The Cure has released “A Fragile Thing,” the newest single from their upcoming album Songs of the Lost World.
The track begins with haunting piano before bass and drums kick in, giving it a fuller sound. A gradual build leads to Robert Smith’s opening vocals: “Every time you kiss me I could cry, she said / Don’t tell me how you miss me, I could die tonight of a broken heart / This loneliness has changed me, we’ve been too far apart.”
Smith’s distinctive croon continues to resonate throughout the heart-aching tune, leading to the emphatic chorus: “There’s nothing you can do to change it back, she said / Nothing you can do but sing / This love is a fragile thing.” An emotive guitar solo midway through the song echoes previous Cure classics, while the final chorus showcases the band’s unique balance of beauty and heartbreak.
“A Fragile Thing is driven by the difficulties we face in choosing between mutually exclusive needs and how we deal with the futile regret that can follow these choices, however sure we are that the right choices have been made,” Smith explained in a press release accompanying the song. “It can often be very hard to be the person that you really need to be.”
Listen to “A Fragile Thing” below.
When Does ‘Songs of the Lost World’ Come Out?
Songs of the Lost World is due for release on Nov. 1. It marks the Cure’s first new album since 2008’s 4:13 Dream. The 16 year gap between albums marks the longest break in the Rock & Roll Hall of Famers’ history.
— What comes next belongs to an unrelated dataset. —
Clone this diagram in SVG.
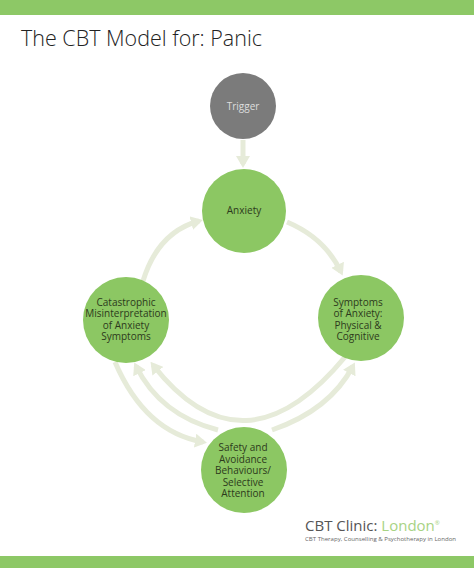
<svg xmlns="http://www.w3.org/2000/svg" width="474" height="568" viewBox="0 0 474 568">
<style>
.node{fill:#8cc763}
.lbl{font-family:"Open Sans","Liberation Sans",sans-serif;font-size:10px;fill:#2c3a1c;text-anchor:middle}
.con{fill:none;stroke:#e6ebd9;stroke-width:5}
</style>
<defs>
<marker id="ah" viewBox="0 0 12 14" markerWidth="12" markerHeight="14" refX="8" refY="7" orient="auto" markerUnits="userSpaceOnUse">
<path d="M0,0 L12,7 L0,14 z" fill="#e6ebd9"/>
</marker>
</defs>
<rect x="0" y="0" width="474" height="15" fill="#8dc866"/>
<rect x="0" y="556" width="474" height="12" fill="#8dc866"/>
<text x="21" y="46" font-family="Open Sans, Liberation Sans, sans-serif" font-weight="300" font-size="22" fill="#222" textLength="241" lengthAdjust="spacingAndGlyphs">The CBT Model for: Panic</text>
<g id="connectors">
<path class="con" d="M243,140 L243,164" marker-end="url(#ah)"/>
<path class="con" d="M143,281 Q158,232 199,221" marker-end="url(#ah)"/>
<path class="con" d="M287,222 Q325,238 341,272" marker-end="url(#ah)"/>
<path class="con" d="M345,357 Q243,480 153,365" marker-end="url(#ah)"/>
<path class="con" d="M115,362 Q145,432 203,442" marker-end="url(#ah)"/>
<path class="con" d="M218,430 Q160,415 136,366" marker-end="url(#ah)"/>
<path class="con" d="M272,430 Q330,410 353,366" marker-end="url(#ah)"/>
</g>
<g id="trigger">
<circle cx="243" cy="106" r="33" fill="#7b7b7b"/>
<text class="lbl" x="243" y="109.5" style="fill:#dedede">Trigger</text>
</g>
<g id="anxiety">
<circle class="node" cx="244" cy="211" r="42"/>
<text class="lbl" x="244" y="214">Anxiety</text>
</g>
<g id="catastrophic">
<circle class="node" cx="126" cy="320" r="43"/>
<text class="lbl" x="126" y="306">Catastrophic</text>
<text class="lbl" x="126" y="317.3">Misinterpretation</text>
<text class="lbl" x="126" y="328.6">of Anxiety</text>
<text class="lbl" x="126" y="340">Symptoms</text>
</g>
<g id="symptoms">
<circle class="node" cx="361" cy="318" r="43"/>
<text class="lbl" x="358" y="306">Symptoms</text>
<text class="lbl" x="358" y="317.3">of Anxiety:</text>
<text class="lbl" x="358" y="328.6">Physical &amp;</text>
<text class="lbl" x="358" y="340">Cognitive</text>
</g>
<g id="safety">
<circle class="node" cx="244" cy="470" r="43"/>
<text class="lbl" x="243" y="451">Safety and</text>
<text class="lbl" x="243" y="462.5">Avoidance</text>
<text class="lbl" x="243" y="474">Behaviours/</text>
<text class="lbl" x="243" y="485.5">Selective</text>
<text class="lbl" x="243" y="497">Attention</text>
</g>
<g id="footer">
<text x="305" y="531" font-family="Open Sans, Liberation Sans, sans-serif" font-size="15" fill="#555">CBT Clinic: <tspan fill="#a8d384">London</tspan><tspan font-size="6" dy="-6" fill="#a8d384">®</tspan></text>
<text x="305" y="540.5" font-family="Open Sans, Liberation Sans, sans-serif" font-size="6" fill="#666" textLength="151" lengthAdjust="spacingAndGlyphs">CBT Therapy, Counselling &amp; Psychotherapy in London</text>
</g>
</svg>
READ MORE: The Cure Albums Ranked Worst to Best
“A Fragile Thing” is the second song to be released from the upcoming LP, following “Alone” which arrived in September. The Cure also previewed other new tunes which will be included on Songs of the Lost World during their 2022-’23 tour, among them: “Endsong,” “And Nothing Is Forever” and “I Can Never Say Goodbye.”
Why Has the Cure Waited So Long to Release a New Album?
Songs of the Lost World has been many years in the making, and Smith blamed himself for the long wait.
“I keep going back over and redoing [the songs], which is silly. At some point, I have to say that’s it. It’s very much on the darker side of the spectrum,” the singer admitted to the Los Angeles Times in 2019.
“I lost my mother and my father and my brother recently, and obviously it had an effect on me,” he continued, discussing the album’s overarching style. “ It’s not relentlessly doom and gloom. It has soundscapes on it, like Disintegration, I suppose. I was trying to create a big palette, a big wash of sound.”